● **Written request**
Transcribe all of the material exactly. Any picture in it should be left out.

···

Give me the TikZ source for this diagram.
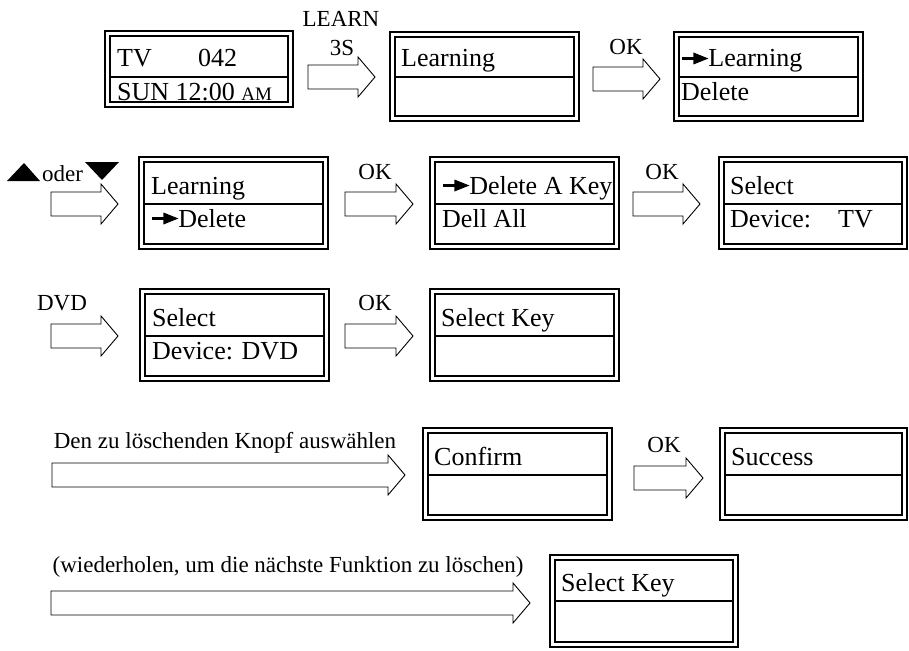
\documentclass[tikz,border=0pt]{standalone}
\usepackage{fontspec}
\setmainfont{Liberation Serif}
\usetikzlibrary{calc}
\newcommand{\ptr}{\tikz[baseline=0pt,x=1pt,y=1pt]{\draw[line width=2.4pt] (0,8.5)--(14,8.5); \fill (11,2.5)--(26,8.5)--(11,14.5)--cycle;}}
\tikzset{
  lcdouter/.style={draw=black, line width=1.5pt},
  lcdinner/.style={draw=black, line width=2pt},
  lcdtext/.style={anchor=base west, inner sep=0pt, font=\fontsize{26}{26}\selectfont},
  lbl/.style={inner sep=0pt, font=\fontsize{23}{23}\selectfont},
  blockarrow/.style={draw=black, line width=0.9pt, fill=white, line join=miter},
}
% name x1 y1 x2 y2 ydiv text1 text2 textoffset
\newcommand{\lcd}[9]{%
  \draw[lcdouter] (#2,#3) rectangle (#4,#5);
  \draw[lcdinner] (#2+5,#3+5) rectangle (#4-5,#5-5);
  \draw[lcdinner] (#2+5,#6) -- (#4-5,#6);
  \node[lcdtext] (#1a) at (#2+#9,#6-10) {#7};
  \node[lcdtext] (#1b) at (#2+#9,#6+23) {#8};
}
% name x1 x2 yc
\newcommand{\barrow}[4]{%
  \draw[blockarrow] (#2,#4-12) -- (#3-17,#4-12) -- (#3-17,#4-20) -- (#3,#4)
     -- (#3-17,#4+20) -- (#3-17,#4+12) -- (#2,#4+12) -- cycle;
  \coordinate (#1s) at (#2,#4);
  \coordinate (#1e) at (#3,#4);
}
\begin{document}
\begin{tikzpicture}[x=1pt,y=-1pt]
\useasboundingbox (0,0) rectangle (909,650);
% Row 1
\lcd{b1}{105}{31}{293}{107}{77}{\makebox[81pt][l]{TV}042}{SUN 12:00 {\fontsize{19}{19}\selectfont AM}}{12}
\barrow{a1}{308}{375}{77}
\node[lbl] (l1) at (341,19) {LEARN};
\node[lbl] (l1b) at (342,48) {3S};
\lcd{b2}{390}{32}{579}{121}{77}{Learning}{}{11}
\barrow{a2}{593}{660}{79}
\node[lbl] (l2) at (626,47) {OK};
\lcd{b3}{674}{32}{863}{121}{77}{\ptr Learning}{Delete}{7}
% Row 2
\fill (7,181) -- (40,181) -- (24,163) -- cycle;
\node[lbl, anchor=base west] (oder) at (42,181) {oder};
\fill (85,162) -- (119,162) -- (102,180) -- cycle;
\barrow{a3}{51}{118}{204}
\lcd{b4}{139}{157}{328}{249}{204}{Learning}{\ptr Delete}{12}
\barrow{a4}{345}{413}{204}
\node[lbl] (l4) at (375,172) {OK};
\lcd{b5}{430}{157}{619}{249}{204}{\ptr Delete A Key}{Dell All}{12}
\barrow{a5}{633}{700}{204}
\node[lbl] (l5) at (662,172) {OK};
\lcd{b6}{719}{157}{907}{249}{204}{Select}{\makebox[108pt][l]{Device:}TV}{11}
% Row 3
\node[lbl] (dvd) at (62,303) {DVD};
\barrow{a6}{51}{118}{336}
\lcd{b7}{140}{289}{329}{381}{336}{Select}{Device: DVD}{12}
\barrow{a7}{345}{413}{336}
\node[lbl] (l7) at (375,303) {OK};
\lcd{b8}{430}{289}{619}{381}{336}{Select Key}{}{11}
% Row 4
\node[lbl] (t4) at (225,443) {Den zu löschenden Knopf auswählen};
\barrow{a8}{52}{405}{475}
\lcd{b9}{423}{428}{612}{520}{475}{Confirm}{}{11}
\barrow{a9}{634}{703}{478}
\node[lbl] (l9) at (664,445) {OK};
\lcd{b10}{720}{428}{907}{520}{475}{Success}{}{11}
% Row 5
\node[lbl] (t5) at (288,567) {(wiederholen, um die nächste Funktion zu löschen)};
\barrow{a10}{51}{530}{603}
\lcd{b11}{550}{555}{738}{647}{601}{Select Key}{}{11}
\end{tikzpicture}
\end{document}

···

● **Result of the exercise**
Give me the TikZ source for this diagram.
\documentclass[tikz,border=0pt]{standalone}
\usepackage{fontspec}
\setmainfont{Liberation Serif}
\usetikzlibrary{calc}
\newcommand{\ptr}{\tikz[baseline=0pt,x=1pt,y=1pt]{\draw[line width=2.4pt] (0,8.5)--(14,8.5); \fill (11,2.5)--(26,8.5)--(11,14.5)--cycle;}}
\tikzset{
  lcdouter/.style={draw=black, line width=1.5pt},
  lcdinner/.style={draw=black, line width=2pt},
  lcdtext/.style={anchor=base west, inner sep=0pt, font=\fontsize{26}{26}\selectfont},
  lbl/.style={inner sep=0pt, font=\fontsize{23}{23}\selectfont},
  blockarrow/.style={draw=black, line width=0.9pt, fill=white, line join=miter},
}
% name x1 y1 x2 y2 ydiv text1 text2 textoffset
\newcommand{\lcd}[9]{%
  \draw[lcdouter] (#2,#3) rectangle (#4,#5);
  \draw[lcdinner] (#2+5,#3+5) rectangle (#4-5,#5-5);
  \draw[lcdinner] (#2+5,#6) -- (#4-5,#6);
  \node[lcdtext] (#1a) at (#2+#9,#6-10) {#7};
  \node[lcdtext] (#1b) at (#2+#9,#6+23) {#8};
}
% name x1 x2 yc
\newcommand{\barrow}[4]{%
  \draw[blockarrow] (#2,#4-12) -- (#3-17,#4-12) -- (#3-17,#4-20) -- (#3,#4)
     -- (#3-17,#4+20) -- (#3-17,#4+12) -- (#2,#4+12) -- cycle;
  \coordinate (#1s) at (#2,#4);
  \coordinate (#1e) at (#3,#4);
}
\begin{document}
\begin{tikzpicture}[x=1pt,y=-1pt]
\useasboundingbox (0,0) rectangle (909,650);
% Row 1
\lcd{b1}{105}{31}{293}{107}{77}{\makebox[81pt][l]{TV}042}{SUN 12:00 {\fontsize{19}{19}\selectfont AM}}{12}
\barrow{a1}{308}{375}{77}
\node[lbl] (l1) at (341,19) {LEARN};
\node[lbl] (l1b) at (342,48) {3S};
\lcd{b2}{390}{32}{579}{121}{77}{Learning}{}{11}
\barrow{a2}{593}{660}{79}
\node[lbl] (l2) at (626,47) {OK};
\lcd{b3}{674}{32}{863}{121}{77}{\ptr Learning}{Delete}{7}
% Row 2
\fill (7,181) -- (40,181) -- (24,163) -- cycle;
\node[lbl, anchor=base west] (oder) at (42,181) {oder};
\fill (85,162) -- (119,162) -- (102,180) -- cycle;
\barrow{a3}{51}{118}{204}
\lcd{b4}{139}{157}{328}{249}{204}{Learning}{\ptr Delete}{12}
\barrow{a4}{345}{413}{204}
\node[lbl] (l4) at (375,172) {OK};
\lcd{b5}{430}{157}{619}{249}{204}{\ptr Delete A Key}{Dell All}{12}
\barrow{a5}{633}{700}{204}
\node[lbl] (l5) at (662,172) {OK};
\lcd{b6}{719}{157}{907}{249}{204}{Select}{\makebox[108pt][l]{Device:}TV}{11}
% Row 3
\node[lbl] (dvd) at (62,303) {DVD};
\barrow{a6}{51}{118}{336}
\lcd{b7}{140}{289}{329}{381}{336}{Select}{Device: DVD}{12}
\barrow{a7}{345}{413}{336}
\node[lbl] (l7) at (375,303) {OK};
\lcd{b8}{430}{289}{619}{381}{336}{Select Key}{}{11}
% Row 4
\node[lbl] (t4) at (225,443) {Den zu löschenden Knopf auswählen};
\barrow{a8}{52}{405}{475}
\lcd{b9}{423}{428}{612}{520}{475}{Confirm}{}{11}
\barrow{a9}{634}{703}{478}
\node[lbl] (l9) at (664,445) {OK};
\lcd{b10}{720}{428}{907}{520}{475}{Success}{}{11}
% Row 5
\node[lbl] (t5) at (288,567) {(wiederholen, um die nächste Funktion zu löschen)};
\barrow{a10}{51}{530}{603}
\lcd{b11}{550}{555}{738}{647}{601}{Select Key}{}{11}
\end{tikzpicture}
\end{document}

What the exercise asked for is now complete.